> What is required
Can you restate the lines of the entries below, word for word, from the first one through the line that includes "import plotly.graph_objects as go"?

===== Data to process =====

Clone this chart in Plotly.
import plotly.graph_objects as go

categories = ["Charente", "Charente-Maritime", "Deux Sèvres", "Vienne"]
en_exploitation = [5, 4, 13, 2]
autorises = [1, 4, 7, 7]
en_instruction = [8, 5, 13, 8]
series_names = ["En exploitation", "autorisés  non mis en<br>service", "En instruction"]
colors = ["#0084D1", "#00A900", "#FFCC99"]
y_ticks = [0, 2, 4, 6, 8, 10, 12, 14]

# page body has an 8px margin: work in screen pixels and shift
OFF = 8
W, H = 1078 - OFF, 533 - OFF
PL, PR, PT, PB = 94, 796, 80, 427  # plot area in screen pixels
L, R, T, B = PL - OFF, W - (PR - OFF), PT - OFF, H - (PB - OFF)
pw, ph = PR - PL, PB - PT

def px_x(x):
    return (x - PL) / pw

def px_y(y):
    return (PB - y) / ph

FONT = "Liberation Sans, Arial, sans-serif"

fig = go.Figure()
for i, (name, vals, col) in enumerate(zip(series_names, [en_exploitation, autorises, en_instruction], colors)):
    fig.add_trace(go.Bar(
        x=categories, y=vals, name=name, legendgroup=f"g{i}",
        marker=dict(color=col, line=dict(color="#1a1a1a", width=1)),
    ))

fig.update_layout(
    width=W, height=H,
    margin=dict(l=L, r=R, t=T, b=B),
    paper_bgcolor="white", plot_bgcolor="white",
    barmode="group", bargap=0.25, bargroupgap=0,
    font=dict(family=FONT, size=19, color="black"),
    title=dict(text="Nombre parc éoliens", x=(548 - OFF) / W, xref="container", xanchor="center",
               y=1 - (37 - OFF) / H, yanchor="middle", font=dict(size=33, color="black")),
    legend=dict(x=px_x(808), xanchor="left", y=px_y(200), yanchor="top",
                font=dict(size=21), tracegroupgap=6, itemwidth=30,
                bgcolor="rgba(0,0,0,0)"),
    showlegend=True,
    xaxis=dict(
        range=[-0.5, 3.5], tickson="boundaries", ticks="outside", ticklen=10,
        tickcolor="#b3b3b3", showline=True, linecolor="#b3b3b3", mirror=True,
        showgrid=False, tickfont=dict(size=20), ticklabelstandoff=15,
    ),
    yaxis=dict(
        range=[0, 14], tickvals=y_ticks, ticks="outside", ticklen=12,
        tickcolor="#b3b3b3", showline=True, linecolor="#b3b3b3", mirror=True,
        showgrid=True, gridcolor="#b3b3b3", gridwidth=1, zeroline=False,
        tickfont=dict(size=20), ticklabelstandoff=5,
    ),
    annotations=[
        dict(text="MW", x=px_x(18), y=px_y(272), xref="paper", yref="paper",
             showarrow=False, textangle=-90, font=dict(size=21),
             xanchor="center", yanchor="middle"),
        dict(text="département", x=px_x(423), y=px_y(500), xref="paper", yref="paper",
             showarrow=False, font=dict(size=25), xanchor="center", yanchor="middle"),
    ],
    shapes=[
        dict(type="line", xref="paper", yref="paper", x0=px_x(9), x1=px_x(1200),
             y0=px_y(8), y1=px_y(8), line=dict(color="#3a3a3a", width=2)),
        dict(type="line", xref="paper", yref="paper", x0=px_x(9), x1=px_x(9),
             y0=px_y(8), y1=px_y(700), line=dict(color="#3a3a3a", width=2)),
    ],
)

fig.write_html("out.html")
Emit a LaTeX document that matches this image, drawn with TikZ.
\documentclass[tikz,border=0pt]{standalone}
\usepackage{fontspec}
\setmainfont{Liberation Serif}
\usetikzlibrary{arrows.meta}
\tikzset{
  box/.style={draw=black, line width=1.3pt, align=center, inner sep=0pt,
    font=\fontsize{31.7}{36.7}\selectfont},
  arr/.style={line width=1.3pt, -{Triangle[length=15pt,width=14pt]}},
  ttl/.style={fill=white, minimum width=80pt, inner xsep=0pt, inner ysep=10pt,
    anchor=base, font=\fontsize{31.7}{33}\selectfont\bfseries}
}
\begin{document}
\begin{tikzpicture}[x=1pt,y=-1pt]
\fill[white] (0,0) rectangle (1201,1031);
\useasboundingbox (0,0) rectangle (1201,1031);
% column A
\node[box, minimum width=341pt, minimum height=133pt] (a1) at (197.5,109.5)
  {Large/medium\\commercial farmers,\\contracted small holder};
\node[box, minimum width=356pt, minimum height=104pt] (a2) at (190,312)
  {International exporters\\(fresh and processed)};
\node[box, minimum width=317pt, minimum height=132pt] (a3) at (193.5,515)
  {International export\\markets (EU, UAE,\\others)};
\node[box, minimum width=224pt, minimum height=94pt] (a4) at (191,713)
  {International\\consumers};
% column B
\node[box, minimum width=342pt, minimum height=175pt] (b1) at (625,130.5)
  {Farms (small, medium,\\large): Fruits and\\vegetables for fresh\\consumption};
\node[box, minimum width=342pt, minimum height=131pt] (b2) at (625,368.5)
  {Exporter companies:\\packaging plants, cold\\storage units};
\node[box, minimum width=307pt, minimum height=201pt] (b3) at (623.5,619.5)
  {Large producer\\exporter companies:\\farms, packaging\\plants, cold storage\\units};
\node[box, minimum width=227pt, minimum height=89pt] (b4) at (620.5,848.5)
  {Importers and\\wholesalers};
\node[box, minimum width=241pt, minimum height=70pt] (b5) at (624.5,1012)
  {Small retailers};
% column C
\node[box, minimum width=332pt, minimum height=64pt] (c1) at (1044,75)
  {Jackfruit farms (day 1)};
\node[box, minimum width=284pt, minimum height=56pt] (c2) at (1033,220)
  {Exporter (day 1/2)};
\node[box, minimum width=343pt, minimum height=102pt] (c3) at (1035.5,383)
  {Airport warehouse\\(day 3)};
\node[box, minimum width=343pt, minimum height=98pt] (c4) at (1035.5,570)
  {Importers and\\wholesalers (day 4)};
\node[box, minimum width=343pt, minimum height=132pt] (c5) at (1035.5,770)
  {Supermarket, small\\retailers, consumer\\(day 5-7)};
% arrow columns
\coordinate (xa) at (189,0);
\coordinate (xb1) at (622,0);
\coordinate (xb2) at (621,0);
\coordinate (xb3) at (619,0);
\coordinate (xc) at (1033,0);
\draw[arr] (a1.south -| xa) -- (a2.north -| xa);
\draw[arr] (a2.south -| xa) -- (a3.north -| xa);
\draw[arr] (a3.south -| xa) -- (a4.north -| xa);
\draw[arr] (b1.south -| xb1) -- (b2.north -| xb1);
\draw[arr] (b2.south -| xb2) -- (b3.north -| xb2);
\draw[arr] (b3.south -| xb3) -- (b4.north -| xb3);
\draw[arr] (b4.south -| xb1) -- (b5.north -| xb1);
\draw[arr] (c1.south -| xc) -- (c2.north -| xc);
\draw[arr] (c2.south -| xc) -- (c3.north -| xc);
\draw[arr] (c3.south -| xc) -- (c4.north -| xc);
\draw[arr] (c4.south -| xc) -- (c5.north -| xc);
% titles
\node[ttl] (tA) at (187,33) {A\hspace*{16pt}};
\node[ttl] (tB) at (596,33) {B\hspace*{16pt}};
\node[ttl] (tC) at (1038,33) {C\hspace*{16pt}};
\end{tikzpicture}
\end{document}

=====

> The solution
Clone this chart in Plotly.
import plotly.graph_objects as go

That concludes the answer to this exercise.